The Relationship Between Thought and Language: Exploring Different Perspectives

Thought and Language

The relationship between thought and language has been a subject of much debate. The Sapir-Whorf hypothesis, also known as linguistic relativism, posits that thought is based on and depends on language. This hypothesis suggests that different grammars lead to different evaluations of similar things, resulting in varying points of view. Our language, according to this view, determines how we conceptualize and remember information.

A contrasting perspective is that thought is not limited by language. This view, put forth by thinkers like Müller, suggests that language is merely a means of expression and that ways of thinking predate formalized language. This perspective is more radical than the Sapir-Whorf hypothesis.

Another perspective, championed by Piaget, argues that language is based on and depends on thought. Thinking, according to Piaget, is a faculty that is improved and developed, but it exists prior to language. This view suggests that the argument structures present in different grammars would be common sense and would predate language.

Basic Features of Language

  • Conventional: Words are not spontaneous.
  • Symbolic: Language represents shared realities.
  • Subjective: Language is used by individuals.
  • Productive: Language has an unlimited range.
  • Learned: Language is culturally transmitted.
  • Reflective: Language allows for reflection and self-awareness.

Language Acquisition

Language acquisition is clearly influenced by biological adaptations and developments in areas of the cerebral cortex and larynx. Many theories attempt to explain the origin of language. Otto Jespersen, for example, proposed several theories, including the “wow-meow” theory (linguistic signs are imitated from nature), the “ay-ay” theory (sounds are instinctive expressions of pain or emotions), and others. These theories, however, struggle to explain the variety, conceptual depth, arbitrariness, and conventionality of existing expressions, especially the human capacity to build complex expressions with meaning. Syntax is also a key aspect of language acquisition.

Chomsky argued for the existence of a universal grammar that permits language acquisition. This theory is supported by the sensitivity of children to grammar, their ability to use it without formal study, the appearance of language proficiency in deaf individuals, the similar stages of language acquisition worldwide, and the existence of cerebral specialization and an apparatus for speech.

The Mind-Body Problem

The mind-body problem, also known as the soul-brain problem, explores the relationship between the mind and the body. Dualists argue that the mind and body are distinct entities, while monists believe that they are one and the same. Emergentism proposes that everything can be explained from a material basis, but not everything is reducible to material processes.

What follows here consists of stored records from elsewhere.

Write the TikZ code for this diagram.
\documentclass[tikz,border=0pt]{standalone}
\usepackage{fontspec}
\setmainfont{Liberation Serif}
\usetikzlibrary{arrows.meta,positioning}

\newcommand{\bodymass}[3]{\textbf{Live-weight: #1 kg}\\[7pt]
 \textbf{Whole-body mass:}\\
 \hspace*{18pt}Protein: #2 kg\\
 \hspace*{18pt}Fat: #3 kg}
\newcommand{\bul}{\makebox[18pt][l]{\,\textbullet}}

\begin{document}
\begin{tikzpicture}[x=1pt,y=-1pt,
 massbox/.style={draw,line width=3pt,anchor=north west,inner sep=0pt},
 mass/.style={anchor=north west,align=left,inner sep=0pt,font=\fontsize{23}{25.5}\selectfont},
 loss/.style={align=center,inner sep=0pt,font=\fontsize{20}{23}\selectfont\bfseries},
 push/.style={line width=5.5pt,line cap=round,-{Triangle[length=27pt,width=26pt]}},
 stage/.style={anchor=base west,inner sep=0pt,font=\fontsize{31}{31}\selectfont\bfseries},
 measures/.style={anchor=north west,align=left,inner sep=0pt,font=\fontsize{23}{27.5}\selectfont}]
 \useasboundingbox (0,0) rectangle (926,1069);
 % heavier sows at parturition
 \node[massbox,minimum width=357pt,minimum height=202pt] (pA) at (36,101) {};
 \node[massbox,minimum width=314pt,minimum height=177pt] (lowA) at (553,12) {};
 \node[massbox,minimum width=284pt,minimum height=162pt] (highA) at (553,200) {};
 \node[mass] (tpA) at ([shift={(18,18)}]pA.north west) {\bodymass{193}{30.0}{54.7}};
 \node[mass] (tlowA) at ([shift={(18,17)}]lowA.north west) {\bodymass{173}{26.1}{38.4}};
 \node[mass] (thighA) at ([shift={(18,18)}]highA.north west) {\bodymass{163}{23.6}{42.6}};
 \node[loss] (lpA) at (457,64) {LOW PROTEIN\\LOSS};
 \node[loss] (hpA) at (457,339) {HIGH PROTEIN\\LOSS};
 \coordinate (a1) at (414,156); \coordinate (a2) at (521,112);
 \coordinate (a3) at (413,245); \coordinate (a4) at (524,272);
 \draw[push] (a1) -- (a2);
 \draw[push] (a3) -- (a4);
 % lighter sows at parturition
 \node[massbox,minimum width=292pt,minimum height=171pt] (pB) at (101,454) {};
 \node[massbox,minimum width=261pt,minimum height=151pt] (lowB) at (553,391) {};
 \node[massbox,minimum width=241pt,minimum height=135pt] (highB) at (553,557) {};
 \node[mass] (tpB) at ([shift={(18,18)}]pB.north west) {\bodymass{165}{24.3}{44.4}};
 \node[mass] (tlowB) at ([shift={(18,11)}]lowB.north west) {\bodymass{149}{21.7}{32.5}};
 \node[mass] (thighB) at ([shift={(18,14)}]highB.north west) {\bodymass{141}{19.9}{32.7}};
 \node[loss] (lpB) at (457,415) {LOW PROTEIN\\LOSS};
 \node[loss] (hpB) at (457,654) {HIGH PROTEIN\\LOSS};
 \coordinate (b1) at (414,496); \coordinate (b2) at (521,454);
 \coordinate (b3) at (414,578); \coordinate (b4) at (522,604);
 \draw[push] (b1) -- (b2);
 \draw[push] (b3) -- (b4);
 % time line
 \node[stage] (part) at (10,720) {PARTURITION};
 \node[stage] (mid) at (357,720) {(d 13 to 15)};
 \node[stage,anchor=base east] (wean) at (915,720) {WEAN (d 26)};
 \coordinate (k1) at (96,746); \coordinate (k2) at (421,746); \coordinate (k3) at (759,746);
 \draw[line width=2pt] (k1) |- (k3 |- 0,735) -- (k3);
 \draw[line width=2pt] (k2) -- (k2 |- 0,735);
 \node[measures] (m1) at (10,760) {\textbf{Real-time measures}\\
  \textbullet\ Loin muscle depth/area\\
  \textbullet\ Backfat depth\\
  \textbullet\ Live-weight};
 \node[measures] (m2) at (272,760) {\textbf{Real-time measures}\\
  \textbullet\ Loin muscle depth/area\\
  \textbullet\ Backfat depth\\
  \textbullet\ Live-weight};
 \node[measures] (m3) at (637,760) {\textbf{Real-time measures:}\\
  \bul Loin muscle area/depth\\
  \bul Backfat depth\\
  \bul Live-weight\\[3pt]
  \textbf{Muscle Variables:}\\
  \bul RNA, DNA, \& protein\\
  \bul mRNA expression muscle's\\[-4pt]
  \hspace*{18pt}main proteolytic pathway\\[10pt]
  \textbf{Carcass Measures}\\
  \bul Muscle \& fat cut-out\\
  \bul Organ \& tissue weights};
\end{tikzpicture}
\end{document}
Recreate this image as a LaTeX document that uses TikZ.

Difficulties of the Problem

The mind-body problem has persisted since antiquity without a definitive solution. Constraints on finding a solution include the concepts of materiality and immateriality, beliefs about life affecting the economy, society, ethics, and policy, and philosophical and cultural traditions that conceive of the body and soul as opposites. Inadequate neurobiological knowledge and the nuances of language also contribute to the complexity of the problem.

Platonic Dualism

Plato’s conception of the human being has significantly influenced the mind-body problem. Plato believed that humans are a transient and accidental union of soul and body. The soul represents reason, while the body represents matter. Rationality, according to Plato, is disrupted by the body.

Plato characterized the soul as non-material, simple, incorruptible, immortal, true, and the source of identity, order, and reason. The body, in contrast, is material, composite, corruptible, mortal, a temporary dwelling, changing, and subject to influence. The soul, under the influence of the sensible world, is influenced by emerging desires of organic origin, leading it away from its true goal.

Plato identified three types of soul: reason (rational), spirit (irritable), and appetite (concupiscible). The latter two are drawn by attachment to the body, requiring purification. Plato’s Allegory of the Cave illustrates this concept, suggesting that once purified, the soul can achieve true knowledge and happiness.

Arguments for Platonic dualism include the argument from simplicity (the soul cannot be corrupted because it is simple), the argument from opposites (no state is permanent, but its opposite is), and the ethical argument (one cannot ignore the efforts of a life justly lived).

Contemporary Dualism

Contemporary dualists like Eccles defend the interactionist view of dualism, arguing for a natural way of being between mind and brain. Eccles suggests that the brain, on its own, cannot fully explain human experience, particularly the will and personal identity.

Materialistic Monism

Materialistic monism, as espoused by Democritus, posits that the soul is equivalent to the body and is therefore mortal and material.

Reductionist monism, the most well-known form of materialistic monism, argues that consciousness is a collection of cells and that mental processes can be explained at the cellular level. Intellectual and emotional functions are seen as chemical reactions and neuronal activity in the nervous system.

Emergentism, another form of materialistic monism, suggests that while everything can be explained from a material basis, not everything is reducible to material processes. Mental processes are seen as emergent properties of the central nervous system, similar to how a computer, as a biosystem, has emergent properties that are not predictable from its physical components alone. While physics and chemistry are necessary for studying the mind, they are insufficient, as there is no separate spiritual soul distinct from the brain. This perspective is compatible with evolutionary theory and avoids the problem of explaining how the mind and body would interact if they were separate entities.